Tengo alla metrica, al ritmo della frase, alla cadenza della pagina, al suono delle parole. E guai alle assonanze, alle rime, alle ripetizioni non volute. La forma mi preme quanto la sostanza. Penso che la forma sia un recipiente dentro il quale la sostanza si adagia come un vino dentro un bicchiere, e gestire questa simbiosi a volte mi blocca.
Ma vi sono momenti, nella Vita, in cui tacere diventa una colpa e parlare diventa un obbligo. Un dovere civile, una sfida morale, un imperativo categorico al quale non ci si può sottrarre.

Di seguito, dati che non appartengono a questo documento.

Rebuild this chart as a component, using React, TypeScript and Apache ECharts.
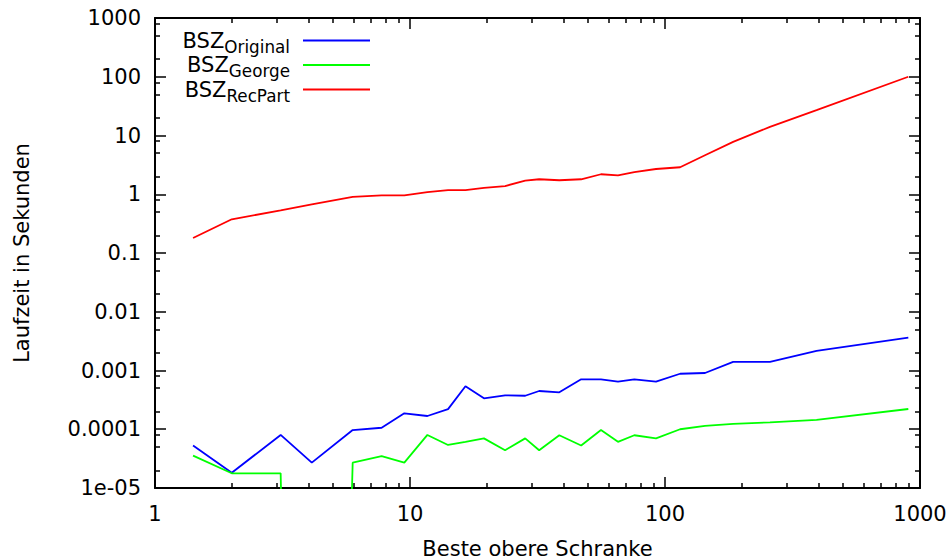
import React, { useEffect, useRef } from 'react';
import * as echarts from 'echarts';

// ---- data ----
const X_VALUES = [1.41, 2, 3.11, 4.12, 5.96, 7.74, 9.5, 11.7, 14.1, 16.5, 19.5, 23.6, 28.3, 32.1, 38.5, 46.9, 56.1, 65.4, 75.8, 92.2, 114.6, 143.5, 185, 258, 393, 900];
const BSZ_ORIGINAL = [5.3e-5, 1.82e-5, 8.0e-5, 2.7e-5, 9.7e-5, 1.06e-4, 1.87e-4, 1.68e-4, 2.2e-4, 5.4e-4, 3.36e-4, 3.78e-4, 3.72e-4, 4.48e-4, 4.25e-4, 7.08e-4, 7.08e-4, 6.45e-4, 7.08e-4, 6.45e-4, 8.8e-4, 9.06e-4, 1.4e-3, 1.4e-3, 2.15e-3, 3.62e-3];
const BSZ_GEORGE = [3.55e-5, 1.78e-5, 1.78e-5, 0, 2.7e-5, 3.5e-5, 2.7e-5, 8.0e-5, 5.4e-5, 6.1e-5, 7.0e-5, 4.4e-5, 7.0e-5, 4.4e-5, 7.9e-5, 5.3e-5, 9.7e-5, 6.1e-5, 7.9e-5, 7.0e-5, 1.0e-4, 1.14e-4, 1.23e-4, 1.31e-4, 1.44e-4, 2.21e-4];
const BSZ_RECPART = [0.18, 0.375, 0.53, 0.67, 0.9, 0.96, 0.955, 1.09, 1.18, 1.18, 1.28, 1.38, 1.7, 1.8, 1.73, 1.8, 2.19, 2.1, 2.39, 2.69, 2.88, 4.6, 7.8, 14, 27, 100];

const SERIES_SUBSCRIPTS = ['Original', 'George', 'RecPart'];
const SERIES_COLORS = ['#0000ff', '#00ff00', '#ff0000'];

const X_TICK_LABELS = ['1', '10', '100', '1000'];
const Y_TICK_LABELS = ['1e-05', '0.0001', '0.001', '0.01', '0.1', '1', '10', '100', '1000'];
const X_MINOR_TICKS = [2, 3, 4, 5, 6, 7, 8, 9, 20, 30, 40, 50, 60, 70, 80, 90, 200, 300, 400, 500, 600, 700, 800, 900];
const Y_MINOR_MULTIPLIERS = [2, 5, 8];
const Y_DECADES = [1e-5, 1e-4, 1e-3, 1e-2, 1e-1, 1, 10, 100];

const FONT = 'DejaVu Sans';
const FLOOR = 1e-30; // a zero value lies below the log axis

export default function App() {
  const ref = useRef<HTMLDivElement>(null);

  useEffect(() => {
    if (!ref.current) return;
    const chart = echarts.init(ref.current, null, { renderer: 'svg' });

    const yMinor: number[] = [];
    Y_DECADES.forEach((d) => Y_MINOR_MULTIPLIERS.forEach((m) => yMinor.push(parseFloat((m * d).toPrecision(6)))));

    const tickLine = { color: '#000', width: 1.5 };
    const axisLineStyle = { color: '#000', width: 2 };
    const labelStyle = { color: '#000', fontSize: 21, fontFamily: FONT };

    const baseX: any = { type: 'log', logBase: 10, min: 1, max: 1000, gridIndex: 0, splitNumber: 3, splitLine: { show: false } };
    const baseY: any = { type: 'log', logBase: 10, min: 1e-5, max: 1000, gridIndex: 0, splitNumber: 8, splitLine: { show: false } };

    const seriesData = [BSZ_ORIGINAL, BSZ_GEORGE, BSZ_RECPART];

    const legendY = [40.5, 65, 89.5];

    const option: any = {
      animation: false,
      backgroundColor: '#ffffff',
      grid: { left: 155, right: 32, top: 18, bottom: 72, containLabel: false, outerBoundsMode: 'none' },
      xAxis: [
        {
          ...baseX,
          position: 'bottom',
          axisLine: { show: true, lineStyle: axisLineStyle },
          axisTick: { show: true, inside: true, length: 11, lineStyle: tickLine },
          axisLabel: {
            show: true,
            margin: 15,
            ...labelStyle,
            formatter: (v: number) => X_TICK_LABELS[Math.round(Math.log10(v))],
          },
          name: 'Beste obere Schranke',
          nameLocation: 'middle',
          nameGap: 50,
          nameTextStyle: { ...labelStyle, lineHeight: 21 },
        },
        {
          ...baseX,
          position: 'bottom',
          axisLine: { show: false },
          axisTick: { show: true, inside: true, length: 5, lineStyle: tickLine, customValues: X_MINOR_TICKS },
          axisLabel: { show: false },
        },
        {
          ...baseX,
          position: 'top',
          axisLine: { show: true, lineStyle: axisLineStyle },
          axisTick: { show: true, inside: true, length: 11, lineStyle: tickLine },
          axisLabel: { show: false },
        },
        {
          ...baseX,
          position: 'top',
          axisLine: { show: false },
          axisTick: { show: true, inside: true, length: 5, lineStyle: tickLine, customValues: X_MINOR_TICKS },
          axisLabel: { show: false },
        },
      ],
      yAxis: [
        {
          ...baseY,
          position: 'left',
          axisLine: { show: true, lineStyle: axisLineStyle },
          axisTick: { show: true, inside: true, length: 11, lineStyle: tickLine },
          axisLabel: {
            show: true,
            margin: 14,
            ...labelStyle,
            formatter: (v: number) => Y_TICK_LABELS[Math.round(Math.log10(v)) + 5],
          },
          name: 'Laufzeit in Sekunden',
          nameLocation: 'middle',
          nameGap: 123,
          nameRotate: 90,
          nameTextStyle: { ...labelStyle },
        },
        {
          ...baseY,
          position: 'left',
          axisLine: { show: false },
          axisTick: { show: true, inside: true, length: 5, lineStyle: tickLine, customValues: yMinor },
          axisLabel: { show: false },
        },
        {
          ...baseY,
          position: 'right',
          axisLine: { show: true, lineStyle: axisLineStyle },
          axisTick: { show: true, inside: true, length: 11, lineStyle: tickLine },
          axisLabel: { show: false },
        },
        {
          ...baseY,
          position: 'right',
          axisLine: { show: false },
          axisTick: { show: true, inside: true, length: 5, lineStyle: tickLine, customValues: yMinor },
          axisLabel: { show: false },
        },
      ],
      series: seriesData.map((vals, i) => ({
        type: 'line',
        name: 'BSZ ' + SERIES_SUBSCRIPTS[i],
        xAxisIndex: 0,
        yAxisIndex: 0,
        data: X_VALUES.map((x, j) => [x, vals[j] > 0 ? vals[j] : FLOOR]),
        symbol: 'none',
        showSymbol: false,
        clip: true,
        silent: true,
        lineStyle: { color: SERIES_COLORS[i], width: 1.8 },
        itemStyle: { color: SERIES_COLORS[i] },
      })),
      graphic: SERIES_SUBSCRIPTS.flatMap((sub, i) => [
        {
          type: 'text',
          x: 290,
          y: legendY[i],
          silent: true,
          style: {
            text: `{b|BSZ}{s|${sub}}`,
            align: 'right',
            verticalAlign: 'middle',
            rich: {
              b: { fontSize: 21, fontFamily: FONT, fill: '#000' },
              s: { fontSize: 16.8, fontFamily: FONT, fill: '#000', padding: [12, 0, 0, 0] },
            },
          },
        },
        {
          type: 'line',
          silent: true,
          shape: { x1: 303, y1: legendY[i], x2: 370, y2: legendY[i] },
          style: { stroke: SERIES_COLORS[i], lineWidth: 2 },
        },
      ]),
    };

    chart.setOption(option);
    return () => chart.dispose();
  }, []);

  return (
    <div
      ref={ref}
      style={{ position: 'absolute', left: 0, top: 0, width: 952, height: 560, background: '#fff' }}
    />
  );
}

Dio, quanto mi fanno schifo i voltagabbana! Quanto li odio, quanto li disprezzo! I voltagabbana in Italia sono sempre esistiti in abbondanza: d’accordo. Io mi diletto di Storia, e so bene che gli italiani sono sempre stati dei voltagabbana. Per rendersene conto basta ricordare come si comportarono i sindaci toscani ai tempi degli Asburgo-Lorena. Come saltavano dal Granduca a Napoleone e da Napoleone al Granduca. Però mai quella sconcezza ha raggiunto le vette disgustose di oggi. E la cosa più tremenda sai qual è? È che, essendovi abituati, gli italiani non se ne scandalizzano affatto. Anzi si meravigliano se uno resta fedele alle sue idee.
Oriana Fallaci
Avrei voluto essere brava almeno una centesima parte di quanto lo è stata Oriana: dal ritmo alle assonanze, dalla metrica alle cadenze, ai suoni e al resto.
Per non parlare dei concetti che non posso non condividere.
Ho sempre pensato che ci sono momenti in cui tacere è una colpa e parlare diviene obbligo.
La cosa che mi irrita e mi sdegna sono i voltagabbana.
Coloro che – veramente disgustosi – si presentano con la veste dell’amico per poi colpire alle spalle.
Non c’è peggio razza di un traditore.
Oriana docet!
Costoro dovrebbero leggerla e rileggerla per poi – ammesso che ci riescano – guardarsi allo specchio.